The poorly-design, badly-built, insensitively-planned buildings that are so common across Mumbai, India are the result of opportunistic redevelopment. But that’s only half the story. Many people were displaced–often without compensation or arrangement for new quarters–to make room for these profit-driven monstrosities.

Abbas Master, CEO of the Saifee Burhani Upliftment Trust says the Hussaini Tower is a typical example of a structure that makes holistic development of the area around it extremely difficult. “It is built on a single plate and has no relation with any of the structures around it.

There is a need for a more rigid legal framework. A mechanism should be devised where owners are compensated adequately and this mechanism should be well defined. Also, Master says, “tenants living there should be assured of getting their area back, and for commercial tenants, some incentive should be given, perhaps with the promise that they will get 20 per cent or more of space.

The greater good cannot be an abstract concept forced on a community from above. “There are four key partners in this: the tenant, owners, government and developers. All four need to be adequately incentivised” Master continued.

On the positive side, two outstanding features of the Bhendi Bazaar cluster redevelopment that could be adopted as best practice are the people-focused design, and the provisions made for transit housing. The ways that the Trust handled this played no little part in getting the community to buy in.

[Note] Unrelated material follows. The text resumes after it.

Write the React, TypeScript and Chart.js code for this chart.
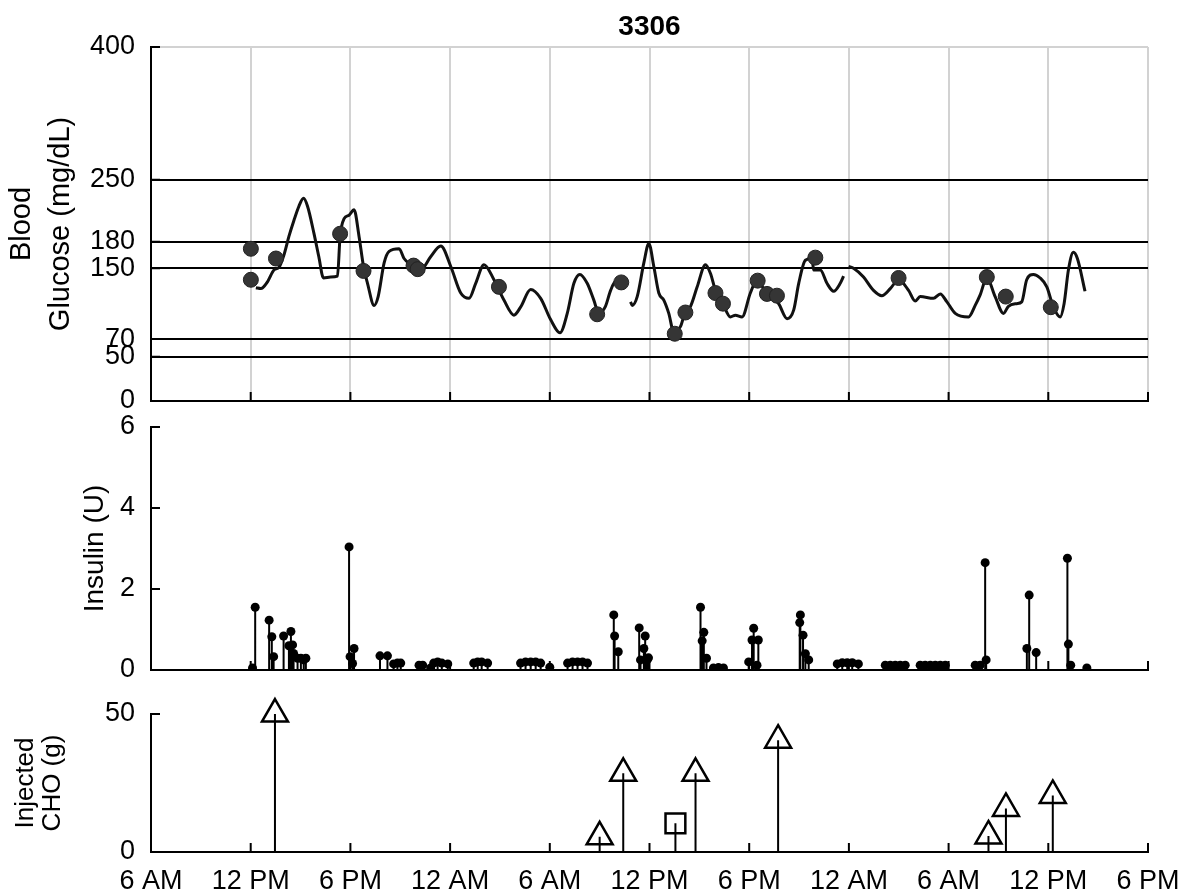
import React, { useEffect, useRef } from 'react';
import { Chart, registerables } from 'chart.js';

Chart.register(...registerables);

// ---------------- DATA ----------------
const chartTitle = '3306';
// x axis: hours since 6 AM of day 1, one label every 6 hours
const xTickLabels = ['6 AM', '12 PM', '6 PM', '12 AM', '6 AM', '12 PM', '6 PM', '12 AM', '6 AM', '12 PM', '6 PM'];
const hoursPerTick = 6;

const glucoseTicks = [0, 50, 70, 150, 180, 250, 400];
const insulinTicks = [0, 2, 4, 6];
const choTicks = [0, 50];

// CGM trace (null = sensor gap)
const cgmTimes = [
  6.31, 6.61, 7.02, 7.40, 7.70, 8.00, 8.30, 8.60, 8.90, 9.18, 9.42, 9.80, 10.10, 10.38, 10.82, 11.22, 11.38,
  11.62, 11.92, 12.22, 12.52, 12.79, 13.03, 13.43, 13.67, 14.03, 14.33, 14.93, 15.23, 15.63, 16.23, 16.83,
  17.44, 18.04, 18.64, 19.14, 19.54, 20.04, 20.64, 21.24, 21.84, 22.24, 22.85, 23.45, 24.05, 24.61, 25.05,
  25.45, 25.81, 26.25, 26.65, 26.95, 27.35, 27.66, 27.96, 28.36,
  28.6,
  28.86, 28.96, 29.26, 29.66, 29.96, 30.26, 30.56, 30.86, 31.16, 31.46, 31.86, 32.16, 32.47, 32.87, 33.37,
  33.67, 33.97, 34.37, 34.87, 35.17, 35.57, 36.07, 36.48, 36.87, 37.28, 37.77, 38.28, 38.68, 38.98, 39.38,
  39.78, 39.88, 40.28, 40.68, 41.08, 41.48, 41.68,
  41.83,
  41.98, 42.28, 42.88, 43.48, 43.98, 44.49, 44.99, 45.59, 45.99, 46.29, 47.09, 47.50, 47.90, 48.40, 49.20,
  49.60, 49.90, 50.30, 50.80, 51.30, 51.60, 52.10, 52.40, 52.70, 53.10, 53.51, 53.91, 54.31, 54.71, 54.95,
  55.21, 55.51, 55.75, 56.21,
];
const cgmValues = [
  128, 127, 135, 148, 151, 165, 186, 204, 220, 229, 220, 190, 163, 139, 140, 141, 186,
  206, 210, 216, 186, 152, 133, 108, 118, 156, 169, 172, 161, 154, 148, 163,
  175, 152, 122, 116, 133, 154, 137, 114, 97, 106, 126, 116, 92, 77, 99,
  133, 143, 133, 114, 99, 107, 125, 135, 135,
  null,
  112, 108, 118, 156, 178, 152, 122, 114, 99, 78, 84, 101, 107, 129, 154,
  144, 125, 112, 95, 97, 95, 122, 137, 127, 120, 110, 93, 103, 133, 159,
  161, 148, 148, 133, 124, 133, 141,
  null,
  152, 150, 140, 125, 119, 127, 137, 125, 113, 118, 116, 121, 112, 99, 95,
  108, 120, 139, 118, 99, 107, 110, 112, 137, 143, 139, 129, 106, 95, 110,
  148, 168, 161, 124,
];

// Finger-stick (SMBG) readings
const smbgTimes = [6.01, 6.01, 7.52, 11.38, 12.79, 15.80, 16.05, 20.94, 26.85, 28.30, 31.52, 32.16, 33.97, 34.42, 36.51, 37.07, 37.67, 39.98, 44.99, 50.30, 51.44, 54.15];
const smbgValues = [172, 137, 161, 189, 147, 153, 149, 129, 98, 134, 76, 100, 122, 110, 136, 121, 119, 162, 139, 140, 118, 106];

// Insulin deliveries (U)
const insulinTimes = [
  6.11, 6.27, 7.11, 7.27, 7.38, 7.98, 8.30, 8.42, 8.52, 8.58, 8.82, 9.02, 9.19, 9.32,
  11.92, 11.98, 12.13, 12.22, 13.78, 14.23, 14.60, 14.83, 15.03,
  16.13, 16.35, 16.83, 17.01, 17.25, 17.50, 17.86,
  19.42, 19.66, 19.90, 20.26,
  22.24, 22.54, 22.85, 23.15, 23.45, 24.00,
  25.07, 25.37, 25.67, 25.97, 26.27,
  27.85, 27.90, 28.12,
  29.38, 29.46, 29.66, 29.74, 29.86, 29.94,
  33.07, 33.17, 33.27, 33.43, 33.85, 34.15, 34.45,
  35.97, 36.17, 36.27, 36.47, 36.55,
  39.04, 39.08, 39.24, 39.38, 39.58,
  41.30, 41.60, 41.90, 42.20, 42.57,
  44.19, 44.49, 44.79, 45.09, 45.39,
  46.29, 46.59, 46.90, 47.20, 47.50, 47.80,
  49.60, 49.90, 50.20, 50.26,
  52.71, 52.85, 53.27,
  55.15, 55.21, 55.35, 56.32,
];
const insulinDoses = [
  0.05, 1.55, 1.23, 0.82, 0.33, 0.84, 0.6, 0.95, 0.62, 0.41, 0.29, 0.29, 0.25, 0.29,
  3.04, 0.33, 0.16, 0.53, 0.35, 0.35, 0.15, 0.17, 0.17,
  0.12, 0.12, 0.05, 0.17, 0.2, 0.17, 0.15,
  0.17, 0.2, 0.2, 0.17,
  0.17, 0.2, 0.2, 0.2, 0.17, 0.07,
  0.17, 0.2, 0.2, 0.2, 0.17,
  1.36, 0.84, 0.45,
  1.04, 0.25, 0.53, 0.84, 0.25, 0.3,
  1.55, 0.72, 0.93, 0.29, 0.05, 0.06, 0.05,
  0.2, 0.74, 1.03, 0.12, 0.74,
  1.17, 1.36, 0.86, 0.4, 0.25,
  0.15, 0.18, 0.18, 0.18, 0.15,
  0.12, 0.12, 0.12, 0.12, 0.12,
  0.12, 0.12, 0.12, 0.12, 0.12, 0.12,
  0.12, 0.12, 2.65, 0.25,
  0.53, 1.85, 0.43,
  2.76, 0.64, 0.12, 0.05,
];

// Carbohydrates (g): meals (triangles) and a rescue snack (square)
const mealTimes = [7.46, 27.0, 28.42, 32.77, 37.74, 50.4, 51.45, 54.27];
const mealGrams = [50, 5.5, 28.5, 28.5, 40.5, 5.8, 15.8, 20.5];
const snackTimes = [31.56];
const snackGrams = [10.4];

// ---------------- HELPERS ----------------
const FONT = "'Liberation Sans', Arial, Helvetica, sans-serif";
const xTickValues = xTickLabels.map((_, i) => i * hoursPerTick);
const xMax = xTickValues[xTickValues.length - 1];

const pairs = (ts: number[], vs: (number | null)[]) => ts.map((t, i) => ({ x: t, y: vs[i] }));
const stems = (ts: number[], vs: number[]) =>
  ts.flatMap((t, i) => [{ x: t, y: 0 }, { x: t, y: vs[i] }, { x: t, y: null }]);

const innerTicks = {
  id: 'innerTicks',
  afterDatasetsDraw(chart: any, _args: any, opts: any) {
    if (!opts || !opts.enabled) return;
    const { ctx, chartArea } = chart;
    const len = opts.length ?? 9;
    ctx.save();
    ctx.strokeStyle = '#000';
    ctx.lineWidth = 2;
    ctx.beginPath();
    const ys = chart.scales.y;
    ys.ticks.forEach((t: any) => {
      const p = ys.getPixelForValue(t.value);
      if (Math.abs(p - chartArea.bottom) < 1) return;
      ctx.moveTo(chartArea.left, p);
      ctx.lineTo(chartArea.left + len, p);
    });
    const xs = chart.scales.x;
    xs.ticks.forEach((t: any) => {
      const p = xs.getPixelForValue(t.value);
      if (Math.abs(p - chartArea.left) < 1) return;
      ctx.moveTo(p, chartArea.bottom);
      ctx.lineTo(p, chartArea.bottom - len);
    });
    ctx.stroke();
    ctx.restore();
  },
};

const xScale = (showLabels: boolean, showGrid: boolean, height: number) => ({
  type: 'linear',
  min: 0,
  max: xMax,
  afterBuildTicks: (s: any) => {
    s.ticks = xTickValues.map((v) => ({ value: v }));
  },
  ticks: {
    display: showLabels,
    autoSkip: false,
    maxRotation: 0,
    padding: 13,
    color: '#000',
    font: { family: FONT, size: 27 },
    callback: (_v: any, i: number) => xTickLabels[i],
  },
  grid: { display: showGrid, color: '#d2d2d2', lineWidth: 2, drawTicks: false },
  border: { display: true, color: '#000', width: 2 },
  afterFit: (s: any) => {
    s.height = height;
    s.paddingLeft = 0;
    s.paddingRight = 0;
  },
});

const yScale = (min: number, max: number, ticks: number[], title: any, gridColor: any) => ({
  type: 'linear',
  min,
  max,
  afterBuildTicks: (s: any) => {
    s.ticks = ticks.map((v) => ({ value: v }));
  },
  ticks: { autoSkip: false, padding: 16, color: '#000', font: { family: FONT, size: 27 } },
  grid: { display: !!gridColor, color: gridColor || '#000', lineWidth: 2, drawTicks: false },
  border: { display: true, color: '#000', width: 2 },
  title,
  afterFit: (s: any) => {
    s.width = 151;
    s.paddingTop = 0;
    s.paddingBottom = 0;
  },
});

const basePlugins = (extra: any = {}) => ({
  legend: { display: false },
  tooltip: { enabled: false },
  innerTicks: { enabled: true, length: 9 },
  ...extra,
});

function useChart(ref: React.RefObject<HTMLCanvasElement>, makeConfig: () => any) {
  useEffect(() => {
    if (!ref.current) return;
    const chart = new Chart(ref.current, makeConfig());
    return () => chart.destroy();
  }, []);
}

export default function App() {
  const gRef = useRef<HTMLCanvasElement>(null);
  const iRef = useRef<HTMLCanvasElement>(null);
  const cRef = useRef<HTMLCanvasElement>(null);

  useChart(gRef, () => ({
    type: 'line',
    data: {
      datasets: [
        {
          type: 'scatter',
          data: pairs(smbgTimes, smbgValues),
          pointRadius: 7.5,
          pointBackgroundColor: '#353535',
          pointBorderColor: '#222',
          pointBorderWidth: 1,
          order: 0,
        },
        {
          type: 'line',
          data: pairs(cgmTimes, cgmValues),
          borderColor: '#111',
          borderWidth: 3,
          pointRadius: 0,
          spanGaps: false,
          cubicInterpolationMode: 'monotone',
          order: 1,
        },
      ],
    },
    options: {
      responsive: false,
      animation: false,
      events: [],
      layout: { padding: { left: 0, right: 32, top: 0, bottom: 11 } },
      plugins: basePlugins({
        title: {
          display: true,
          text: chartTitle,
          fullSize: false,
          color: '#000',
          font: { family: FONT, size: 28, weight: 'bold', lineHeight: 1.2 },
          padding: { top: 10, bottom: 3.4 },
        },
      }),
      scales: {
        x: xScale(false, true, 0),
        y: yScale(
          0,
          400,
          glucoseTicks,
          {
            display: true,
            text: ['Blood', 'Glucose (mg/dL)'],
            color: '#000',
            font: { family: FONT, size: 29, lineHeight: 1.35 },
            padding: { top: 2, bottom: 0 },
          },
          (c: any) => (c.tick.value === 400 ? '#d2d2d2' : c.tick.value === 0 ? 'rgba(0,0,0,0)' : '#000')
        ),
      },
    },
    plugins: [innerTicks],
  }));

  useChart(iRef, () => ({
    type: 'line',
    data: {
      datasets: [
        {
          type: 'scatter',
          data: pairs(insulinTimes, insulinDoses),
          pointRadius: 4.5,
          pointBackgroundColor: '#000',
          pointBorderColor: '#000',
          pointBorderWidth: 0,
          order: 0,
        },
        {
          type: 'line',
          data: stems(insulinTimes, insulinDoses),
          borderColor: '#000',
          borderWidth: 2,
          pointRadius: 0,
          spanGaps: false,
          order: 1,
        },
      ],
    },
    options: {
      responsive: false,
      animation: false,
      events: [],
      layout: { padding: { left: 0, right: 32, top: 15, bottom: 18 } },
      plugins: basePlugins(),
      scales: {
        x: xScale(false, false, 0),
        y: yScale(0, 6, insulinTicks, {
          display: true,
          text: 'Insulin (U)',
          color: '#000',
          font: { family: FONT, size: 28, lineHeight: 1.2 },
          padding: { top: 78, bottom: 0 },
        }, null),
      },
    },
    plugins: [innerTicks],
  }));

  useChart(cRef, () => ({
    type: 'line',
    data: {
      datasets: [
        {
          type: 'scatter',
          data: pairs(mealTimes, mealGrams),
          pointStyle: 'triangle',
          pointRadius: 15,
          pointBackgroundColor: 'rgba(0,0,0,0)',
          pointBorderColor: '#000',
          pointBorderWidth: 2.5,
          clip: false,
          order: 0,
        },
        {
          type: 'scatter',
          data: pairs(snackTimes, snackGrams),
          pointStyle: 'rect',
          pointRadius: 14,
          pointBackgroundColor: 'rgba(0,0,0,0)',
          pointBorderColor: '#000',
          pointBorderWidth: 2.5,
          clip: false,
          order: 0,
        },
        {
          type: 'line',
          data: stems([...mealTimes, ...snackTimes], [...mealGrams, ...snackGrams]),
          borderColor: '#000',
          borderWidth: 2,
          pointRadius: 0,
          spanGaps: false,
          order: 1,
        },
      ],
    },
    options: {
      responsive: false,
      animation: false,
      events: [],
      layout: { padding: { left: 0, right: 32, top: 26, bottom: 0 } },
      plugins: basePlugins(),
      scales: {
        x: xScale(true, false, 42),
        y: yScale(0, 50, choTicks, {
          display: true,
          text: ['Injected', 'CHO (g)'],
          color: '#000',
          font: { family: FONT, size: 26, lineHeight: 1.05 },
          padding: { top: 12, bottom: 0 },
        }, null),
      },
    },
    plugins: [innerTicks],
  }));

  const cv = (top: number, height: number): React.CSSProperties => ({
    position: 'absolute',
    left: 0,
    top,
    width: 1180,
    height,
  });

  return (
    <div style={{ position: 'absolute', left: 0, top: 0, width: 1180, height: 894, background: '#fff', overflow: 'hidden' }}>
      <canvas ref={gRef} width={1180} height={412} style={cv(0, 412)} />
      <canvas ref={iRef} width={1180} height={276} style={cv(412, 276)} />
      <canvas ref={cRef} width={1180} height={206} style={cv(688, 206)} />
    </div>
  );
}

Rehabilitation projects by the municipality have faced huge resistance because of the public transit facilities were too far away from the housing, forcing the residents to drastically alter their lives. To ease the fears of residents about having to move out and find other places on rent, the Trust acquired land and built transit homes at Anjeerwadi, just three kilometres from the project, and also leased apartments from Maharashtra Housing and Area Development Authority (MHADA).

It is very important that the lives of the tenants should improve while in transit itself, so that they get a first-hand experience of a contemporary living environment,” Mr. Master says.

Bhendi Bazaar has, in effect, a single owner, since the SBUT bought the land, Architect Kamu Iyer says. This made amalgamation of the plots easier. For any other developer, this alone would be a significant stumbling block, and could explain why no other significant cluster redevelopment projects have taken off.

However, cluster development is possibly the only way to now go about redeveloping the city. If you see the new high-rises that have come up in areas like Dadar for instance, these are inhuman constructions, built so close to each other with all kinds of safety norms foregone. In that sense cluster development make sense because it is the only way to amalgamate the plots and have more open spaces,” Iyer continued.